Inzwischen schreibt die kuwaitisch-türkische KT Bank in Frankfurt, Mannheim, Köln und Berlin eine Erfolgsgeschichte, u. a. mit islamkonformen Krediten. Viele wertekonservative deutsche Nichtmuslime verbringen zum Schutz ihrer Kinder den Urlaub in einem türkischen Halal-Hotel, auch wenn dieses teurer ist als eine normale Herberge. Viele westliche Damen genießen es dort beim Baden unter sich zu sein.
Schauen wir uns die weltbekannte Hannover Messe an. Die Computermesse CeBit wurde kürzlich abgeschafft, jetzt wird es eine Halal-Messe geben. Die Halal-Industrie wird heute nicht in Milliarden, sondern in Billionen Dollar gemessen.
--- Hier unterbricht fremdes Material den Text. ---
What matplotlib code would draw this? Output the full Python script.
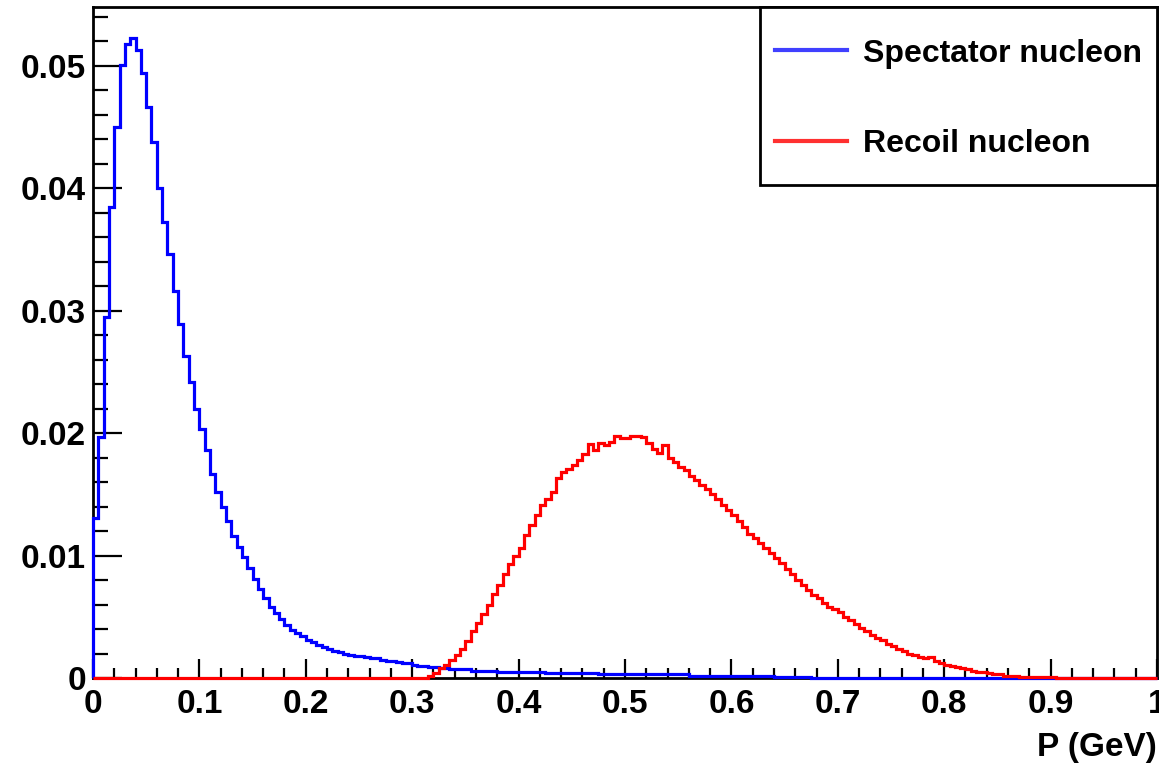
import numpy as np
import matplotlib
matplotlib.use("Agg")
from matplotlib import pyplot as plt
from matplotlib.lines import Line2D
from matplotlib.patches import Rectangle
from matplotlib.ticker import MultipleLocator

# histogram contents, 200 bins of 0.005 GeV between 0 and 1
spectator = ([0.0131, 0.0197, 0.0295, 0.0385, 0.0450, 0.0501, 0.0518, 0.0523, 0.0513, 0.0494,
              0.0466, 0.0438, 0.0400, 0.0372, 0.0346, 0.0316, 0.0289, 0.0263, 0.0242, 0.0220,
              0.0203, 0.0186, 0.0167, 0.0152, 0.0140, 0.0128, 0.0116, 0.0107, 0.0099, 0.0090,
              0.0081, 0.0073, 0.0065, 0.0058, 0.0053, 0.0048, 0.0043, 0.0039, 0.0037, 0.0034,
              0.0031, 0.0029, 0.0027, 0.0025, 0.0024, 0.0022, 0.0021,
              0.0020, 0.0019, 0.0018, 0.0018, 0.0017, 0.0016, 0.0016, 0.0015, 0.0014, 0.0014,
              0.0013, 0.0012, 0.0012, 0.0011, 0.0010, 0.0010, 0.0009, 0.0009, 0.0008,
              0.0008, 0.0007, 0.0007, 0.0007, 0.0007, 0.0006, 0.0006, 0.0006, 0.0006, 0.0006,
              0.0005, 0.0005, 0.0005, 0.0005,
              0.0005, 0.0005, 0.0005, 0.0005, 0.0005, 0.0004, 0.0004, 0.0004, 0.0004, 0.0004,
              0.0004, 0.0004, 0.0004, 0.0004, 0.0004, 0.0003, 0.0003, 0.0003, 0.0003, 0.0003,
              0.0003, 0.0003, 0.0003, 0.0003, 0.0003, 0.0003, 0.0003, 0.0003, 0.0003, 0.0003,
              0.0003, 0.0003, 0.0002, 0.0002, 0.0002, 0.0002, 0.0002, 0.0002, 0.0002, 0.0002,
              0.0002, 0.0002, 0.0002, 0.0002, 0.0002, 0.0002, 0.0002, 0.0002,
              0.0001, 0.0001, 0.0001, 0.0001, 0.0001, 0.0001, 0.0001]
             + [0.0] * 65)

recoil = ([0.0] * 63
          + [0.0002, 0.0004, 0.0008, 0.0011, 0.0015, 0.0019, 0.0024,
             0.0030, 0.0038, 0.0045, 0.0052, 0.0060, 0.0069, 0.0076, 0.0085, 0.0093, 0.0100,
             0.0106, 0.0117, 0.0125, 0.0133, 0.0141, 0.0146, 0.0152, 0.0163, 0.0168, 0.0171,
             0.0174, 0.0178, 0.0183, 0.0191, 0.0186, 0.0192, 0.0190, 0.0193, 0.0198, 0.0196,
             0.0196, 0.0198, 0.0198, 0.0197, 0.0192, 0.0187, 0.0184, 0.0190, 0.0180, 0.0176,
             0.0172, 0.0170, 0.0165, 0.0162, 0.0158, 0.0154, 0.0150, 0.0146, 0.0141, 0.0137,
             0.0133, 0.0128, 0.0123, 0.0118, 0.0114, 0.0110, 0.0106, 0.0102, 0.0098, 0.0094,
             0.0089, 0.0085, 0.0080, 0.0076, 0.0072, 0.0068, 0.0065, 0.0061, 0.0058, 0.0056,
             0.0054, 0.0050, 0.0047, 0.0044, 0.0041, 0.0038, 0.0035, 0.0033, 0.0031, 0.0028,
             0.0026, 0.0024, 0.0022, 0.0020, 0.0019, 0.0017, 0.0016, 0.0017, 0.0014, 0.0012,
             0.0011, 0.0010, 0.0009, 0.0008, 0.0007, 0.0006, 0.0005, 0.0005, 0.0004, 0.0003,
             0.0003, 0.0002, 0.0002, 0.0002,
             0.0001, 0.0001, 0.0001, 0.0001, 0.0001, 0.0001, 0.0001]
          + [0.0] * 19)

labels = ["Spectator nucleon", "Recoil nucleon"]
xtick_labels = ["0", "0.1", "0.2", "0.3", "0.4", "0.5", "0.6", "0.7", "0.8", "0.9", "1"]
ytick_labels = ["0", "0.01", "0.02", "0.03", "0.04", "0.05"]

edges = np.linspace(0.0, 1.0, len(spectator) + 1)

plt.rcParams['font.family'] = ['Liberation Sans', 'DejaVu Sans']
plt.rcParams['font.weight'] = 'bold'

fig = plt.figure(figsize=(11.59, 7.68), dpi=100)
ax = fig.add_axes([0.0802, 0.1172, 0.9181, 0.8737])

# drawn above the frame so the zero-level line shows along the x axis, like ROOT
ax.stairs(spectator, edges, color='#0000ff', lw=2.3, zorder=3, clip_on=False)
ax.stairs(recoil, edges, color='#ff0000', lw=2.3, zorder=3.1, clip_on=False)

ax.set_xlim(0, 1)
ax.set_ylim(0, 0.0548)

ax.xaxis.set_major_locator(MultipleLocator(0.1))
ax.xaxis.set_minor_locator(MultipleLocator(0.02))
ax.yaxis.set_major_locator(MultipleLocator(0.01))
ax.yaxis.set_minor_locator(MultipleLocator(0.002))
ax.set_xticks(np.arange(0, 1.01, 0.1), xtick_labels)
ax.set_yticks(np.arange(0, 0.051, 0.01), ytick_labels)

ax.tick_params(axis='both', which='both', direction='in', colors='black',
               labelsize=24, width=1.6, top=False, right=False)
ax.tick_params(axis='y', which='major', length=21, pad=5)
ax.tick_params(axis='y', which='minor', length=11)
ax.tick_params(axis='x', which='major', length=14, pad=8)
ax.tick_params(axis='x', which='minor', length=7)
for lab in ax.get_xticklabels() + ax.get_yticklabels():
    lab.set_fontweight('bold')

for sp in ax.spines.values():
    sp.set_linewidth(2.0)
    sp.set_color('black')

ax.set_xlabel("P (GeV)", fontsize=24, fontweight='bold')
ax.xaxis.set_label_coords(1.0, -0.104)
ax.xaxis.label.set_ha('right')
ax.xaxis.label.set_va('center')

# legend frame like the ROOT TLegend box
box = Rectangle((0.627, 0.7347), 0.373, 0.2653, transform=ax.transAxes,
                facecolor='white', edgecolor='black', lw=2.0, zorder=4, clip_on=False)
ax.add_patch(box)

handles = [Line2D([], [], color='#4040ff', lw=3),
           Line2D([], [], color='#ff3030', lw=3)]
leg = ax.legend(handles, labels, loc='upper left', bbox_to_anchor=(0.641, 0.953),
                prop={'size': 23, 'weight': 'bold'}, frameon=False,
                borderpad=0.0, labelspacing=1.9, handlelength=2.25, handletextpad=0.5,
                borderaxespad=0.0)
leg.set_zorder(5)

fig.savefig("out.png", dpi=100)
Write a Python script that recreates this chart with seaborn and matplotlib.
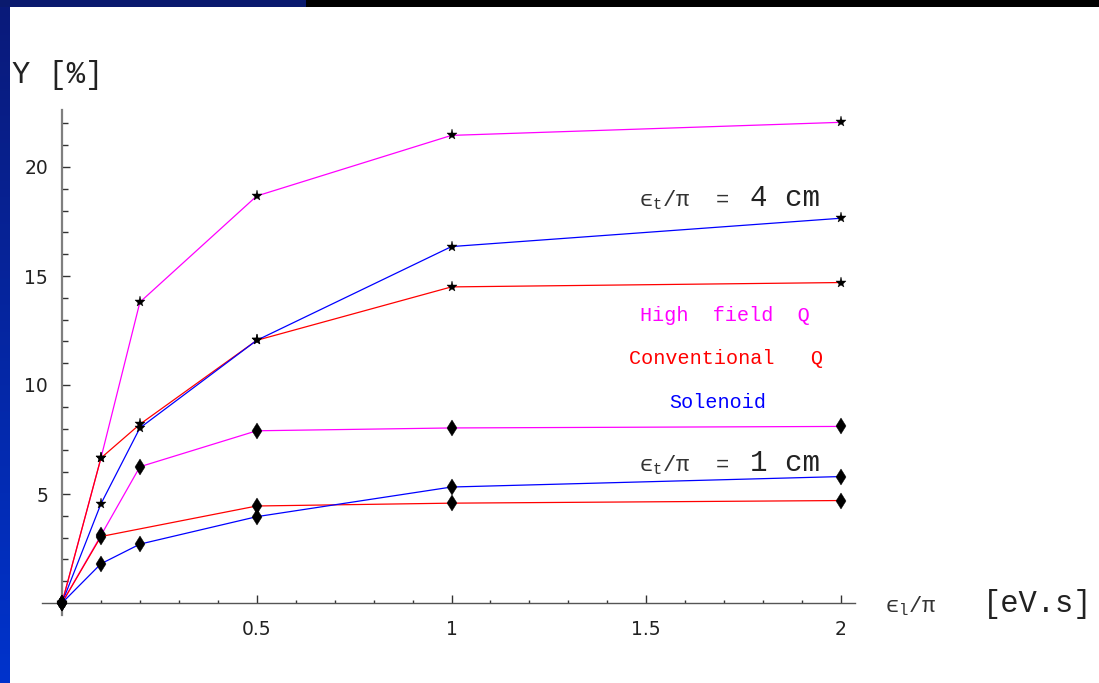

Die Agentur Reuters meldete kürzlich: „The global halal market size is expected to reach USD 9.71 trillion by 2025.“ Das sind in deutschen Zahlen 9,71 Billionen USD oder 8,62 Billionen Euro. Da erübrigen sich doch weitere Fragen.
Explizit nochmals zum Halal-Food: Nur ein geringerer Teil aller Zertifikate für Lebensmittel betreffen die Erzeugung von Fleisch. Beispielsweise muss auf Verlangen aus Malaysia und Indonesien ab sofort auch Mineralwasser zertifiziert werden. Warum dies, Wasser ist doch Wasser? Nein! Die Abfüller von Wasser verwenden zum Filtrieren Schweineknochen. Das sei besonders effizient. Welcher Muslim, welche Muslima, möchte Wasser trinken, das zuvor durch Schweineknochen tropfte?
IslamiQ: Wie steht die deutsche Politik zum Schächten? Was könnte die Politik diesbezüglich noch unternehmen oder verändern?
Ziegler: Politiker sind in westlichen Staaten tagesaktuelle Opportunisten. Sie werden auch in dieser Sache nicht agieren, sondern nur reagieren. In der Schweiz sollte Anfang 2001 das dortige „Schächtverbot“ aufgrund einer Studie des Bundesveterinäramtes aus sachlichen Gründen aus der Verfassung gestrichen werden. Dann kam der Anschlag von 9/11 und die Angelegenheit war über Nacht erledigt. In Deutschland ist das Verhältnis zwischen Juden und Muslimen leider angespannt. In den Niederlanden und Belgien haben die Juden auch für uns Muslime gekämpft und dieses „Schächtverbot“ verhindert.
IslamiQ: Ist die rituelle Schlachtung überhaupt ein politisches Thema?
Ziegler: Das war in Deutschland schon immer ein sehr politisches Thema. Das erste Gesetz, dass die Nazis nach ihrer Machtergreifung 1933 beschlossen, war das Verbot der rituellen Schlachtung. Heute benutzt die islamfeindliche AfD den Tierschutz wieder als politische Waffe. Sie verbreitet Fake-News, erzählt Gräuelmärchen und zeigt Horrorfilme. Unsere Politiker wissen das, aber sie kommen gegen die antimuslimische Propaganda nicht an.
IslamiQ: Was müssen Muslime besser machen, damit in Europa das Schächten nicht mehr als Problem gesehen wird?
Ziegler: Wir Muslime müssen die Menschen aufklären. Es gibt ein riesiges Informationsdefizit und jede Menge gezielter Desinformationen, sogar bei Medizinern. Es gibt aber de facto auch zahlreiche wissenschaftliche Gutachten, die sachgerechtes „Schächten“ als tierschutzkonform erklären, u. a. in zahlreichen Staaten der USA. Auch von der Tierhochschule Hannover gab es in den 1960er-Jahren ebenfalls ein inzwischen berühmtes Gutachten, das heute unter Verschluss gehalten wird. Nur mit guten Beziehungen gelang es mir, dieses weltweit in englischer Übersetzung verbreitete Werk in deutscher Originalfassung zu erhalten. Was allerdings wirklich nicht geht, das ist, wenn ein sachfremder muslimischer Informatiker einen Bauern besticht und dann in dessen Scheune mit einer Art Brotmesser den Hals eines Schafes durchsäbelt. Wird eine solche Freveltat aufgedeckt, so ist es zum Schaden aller Muslime.